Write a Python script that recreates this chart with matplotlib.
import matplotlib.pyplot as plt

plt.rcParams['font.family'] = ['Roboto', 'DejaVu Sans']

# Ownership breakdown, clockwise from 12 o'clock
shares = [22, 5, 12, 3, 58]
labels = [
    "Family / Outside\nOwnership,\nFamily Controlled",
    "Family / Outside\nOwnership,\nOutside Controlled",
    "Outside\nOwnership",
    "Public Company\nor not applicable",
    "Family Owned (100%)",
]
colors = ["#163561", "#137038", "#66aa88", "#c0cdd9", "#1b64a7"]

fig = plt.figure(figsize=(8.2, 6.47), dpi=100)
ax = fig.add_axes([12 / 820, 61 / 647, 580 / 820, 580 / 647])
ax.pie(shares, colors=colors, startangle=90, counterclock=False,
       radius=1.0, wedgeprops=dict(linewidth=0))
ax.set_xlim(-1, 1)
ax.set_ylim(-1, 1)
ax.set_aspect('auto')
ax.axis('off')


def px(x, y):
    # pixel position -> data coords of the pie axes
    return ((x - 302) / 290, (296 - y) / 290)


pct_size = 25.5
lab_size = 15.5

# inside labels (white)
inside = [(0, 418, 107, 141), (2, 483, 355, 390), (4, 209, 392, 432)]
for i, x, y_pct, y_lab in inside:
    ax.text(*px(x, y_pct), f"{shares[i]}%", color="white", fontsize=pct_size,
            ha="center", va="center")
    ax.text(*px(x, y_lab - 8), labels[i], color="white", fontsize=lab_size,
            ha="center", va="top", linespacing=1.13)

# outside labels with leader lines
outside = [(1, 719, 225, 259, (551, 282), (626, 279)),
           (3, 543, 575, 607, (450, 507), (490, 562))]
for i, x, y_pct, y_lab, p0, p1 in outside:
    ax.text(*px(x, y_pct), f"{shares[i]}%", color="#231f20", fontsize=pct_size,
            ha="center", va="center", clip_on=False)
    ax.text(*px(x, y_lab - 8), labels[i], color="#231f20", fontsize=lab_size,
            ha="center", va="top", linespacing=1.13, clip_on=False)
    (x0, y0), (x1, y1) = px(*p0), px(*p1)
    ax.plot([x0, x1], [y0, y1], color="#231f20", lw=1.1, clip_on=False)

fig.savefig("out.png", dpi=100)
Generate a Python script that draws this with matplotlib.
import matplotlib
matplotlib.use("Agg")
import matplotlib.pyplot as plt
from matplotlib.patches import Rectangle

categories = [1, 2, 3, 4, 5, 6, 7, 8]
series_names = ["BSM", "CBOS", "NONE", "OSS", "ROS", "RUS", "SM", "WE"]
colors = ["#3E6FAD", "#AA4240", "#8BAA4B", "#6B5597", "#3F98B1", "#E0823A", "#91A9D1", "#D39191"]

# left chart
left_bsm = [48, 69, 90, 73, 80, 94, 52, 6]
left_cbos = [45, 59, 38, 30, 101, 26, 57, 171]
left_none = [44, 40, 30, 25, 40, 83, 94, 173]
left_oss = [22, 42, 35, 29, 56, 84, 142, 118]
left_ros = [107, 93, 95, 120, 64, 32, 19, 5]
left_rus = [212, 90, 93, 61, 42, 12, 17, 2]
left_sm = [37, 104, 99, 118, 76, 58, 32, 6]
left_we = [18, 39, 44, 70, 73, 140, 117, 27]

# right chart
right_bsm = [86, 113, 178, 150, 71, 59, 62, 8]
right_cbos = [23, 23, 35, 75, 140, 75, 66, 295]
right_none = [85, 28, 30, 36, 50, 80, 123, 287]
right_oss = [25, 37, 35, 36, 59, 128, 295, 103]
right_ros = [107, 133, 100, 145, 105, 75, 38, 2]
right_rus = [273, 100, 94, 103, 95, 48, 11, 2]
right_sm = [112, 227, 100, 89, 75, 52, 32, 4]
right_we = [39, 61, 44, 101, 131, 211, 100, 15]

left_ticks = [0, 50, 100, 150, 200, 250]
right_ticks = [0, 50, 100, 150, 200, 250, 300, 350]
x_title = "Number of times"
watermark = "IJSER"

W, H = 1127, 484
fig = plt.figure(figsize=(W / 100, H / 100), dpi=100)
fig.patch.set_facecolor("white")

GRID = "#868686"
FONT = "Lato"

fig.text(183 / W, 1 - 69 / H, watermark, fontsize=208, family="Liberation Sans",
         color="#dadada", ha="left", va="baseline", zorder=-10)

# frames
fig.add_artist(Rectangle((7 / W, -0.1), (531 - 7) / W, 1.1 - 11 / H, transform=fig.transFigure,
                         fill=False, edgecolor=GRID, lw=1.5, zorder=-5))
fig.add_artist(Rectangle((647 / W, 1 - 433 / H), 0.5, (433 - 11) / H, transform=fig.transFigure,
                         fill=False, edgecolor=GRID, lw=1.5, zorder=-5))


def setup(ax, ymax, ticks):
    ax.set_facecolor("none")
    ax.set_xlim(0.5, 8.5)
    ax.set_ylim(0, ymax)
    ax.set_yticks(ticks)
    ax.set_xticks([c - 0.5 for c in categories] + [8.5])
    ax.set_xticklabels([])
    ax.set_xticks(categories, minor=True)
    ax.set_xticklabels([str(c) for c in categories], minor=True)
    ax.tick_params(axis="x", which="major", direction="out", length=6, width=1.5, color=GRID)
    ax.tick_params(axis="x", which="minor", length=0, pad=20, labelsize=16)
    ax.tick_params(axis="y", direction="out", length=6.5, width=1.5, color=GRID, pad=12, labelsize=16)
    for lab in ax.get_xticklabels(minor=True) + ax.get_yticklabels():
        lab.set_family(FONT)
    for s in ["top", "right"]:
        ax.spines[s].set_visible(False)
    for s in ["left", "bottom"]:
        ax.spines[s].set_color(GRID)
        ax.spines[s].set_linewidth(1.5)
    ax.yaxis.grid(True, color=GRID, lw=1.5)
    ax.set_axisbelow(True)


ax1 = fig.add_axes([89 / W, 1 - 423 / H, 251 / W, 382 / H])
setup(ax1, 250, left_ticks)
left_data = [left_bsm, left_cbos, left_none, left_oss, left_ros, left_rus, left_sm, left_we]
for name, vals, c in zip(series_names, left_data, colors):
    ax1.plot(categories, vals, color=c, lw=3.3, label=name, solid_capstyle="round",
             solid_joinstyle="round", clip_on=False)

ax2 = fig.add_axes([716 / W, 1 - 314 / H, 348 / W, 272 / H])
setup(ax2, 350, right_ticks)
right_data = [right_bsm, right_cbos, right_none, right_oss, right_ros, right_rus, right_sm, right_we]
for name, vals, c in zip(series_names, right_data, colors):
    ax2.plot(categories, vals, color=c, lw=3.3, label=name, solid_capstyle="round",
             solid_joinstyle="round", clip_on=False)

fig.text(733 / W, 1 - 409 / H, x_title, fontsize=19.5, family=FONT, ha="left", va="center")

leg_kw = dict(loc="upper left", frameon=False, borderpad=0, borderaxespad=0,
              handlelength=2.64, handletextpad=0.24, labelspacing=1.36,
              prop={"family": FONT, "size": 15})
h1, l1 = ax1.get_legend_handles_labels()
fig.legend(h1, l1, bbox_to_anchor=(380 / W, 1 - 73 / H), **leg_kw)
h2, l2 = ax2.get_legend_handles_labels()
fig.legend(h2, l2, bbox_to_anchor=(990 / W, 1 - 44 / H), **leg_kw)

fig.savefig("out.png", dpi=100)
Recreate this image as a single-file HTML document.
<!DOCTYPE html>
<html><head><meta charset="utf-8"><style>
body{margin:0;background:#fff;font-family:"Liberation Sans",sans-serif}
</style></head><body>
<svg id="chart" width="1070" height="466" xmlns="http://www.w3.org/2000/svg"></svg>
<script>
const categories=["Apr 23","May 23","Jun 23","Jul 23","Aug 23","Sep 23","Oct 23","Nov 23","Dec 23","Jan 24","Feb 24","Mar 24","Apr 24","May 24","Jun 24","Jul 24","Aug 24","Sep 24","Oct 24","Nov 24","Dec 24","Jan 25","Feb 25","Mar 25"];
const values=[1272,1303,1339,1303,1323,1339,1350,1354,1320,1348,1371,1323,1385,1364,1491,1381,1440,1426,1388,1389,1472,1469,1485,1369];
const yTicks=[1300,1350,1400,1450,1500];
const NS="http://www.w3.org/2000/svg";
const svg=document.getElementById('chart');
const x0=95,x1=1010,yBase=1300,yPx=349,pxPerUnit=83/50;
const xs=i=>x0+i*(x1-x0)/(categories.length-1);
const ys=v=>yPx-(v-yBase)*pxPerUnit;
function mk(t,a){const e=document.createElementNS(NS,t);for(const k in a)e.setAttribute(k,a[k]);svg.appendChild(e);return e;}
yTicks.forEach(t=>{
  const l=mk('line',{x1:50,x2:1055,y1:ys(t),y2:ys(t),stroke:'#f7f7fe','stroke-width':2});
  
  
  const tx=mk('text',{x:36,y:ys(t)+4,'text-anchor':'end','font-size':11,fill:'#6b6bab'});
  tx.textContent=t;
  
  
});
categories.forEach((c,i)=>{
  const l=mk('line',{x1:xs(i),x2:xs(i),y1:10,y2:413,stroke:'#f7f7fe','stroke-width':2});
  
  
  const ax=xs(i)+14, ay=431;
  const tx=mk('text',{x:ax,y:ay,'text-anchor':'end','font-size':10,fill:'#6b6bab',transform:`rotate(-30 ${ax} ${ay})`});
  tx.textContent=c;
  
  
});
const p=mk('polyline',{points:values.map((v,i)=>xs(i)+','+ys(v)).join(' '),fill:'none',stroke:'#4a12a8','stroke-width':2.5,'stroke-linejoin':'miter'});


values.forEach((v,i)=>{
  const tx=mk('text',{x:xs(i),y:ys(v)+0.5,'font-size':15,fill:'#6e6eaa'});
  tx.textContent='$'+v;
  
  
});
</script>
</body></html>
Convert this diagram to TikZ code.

### What is required
Gather all lines from the listing above in which "chart" occurs.

### Exercise answer
Write a Python script that recreates this chart with matplotlib.
# left chart
# right chart
<svg id="chart" width="1070" height="466" xmlns="http://www.w3.org/2000/svg"></svg>
const svg=document.getElementById('chart');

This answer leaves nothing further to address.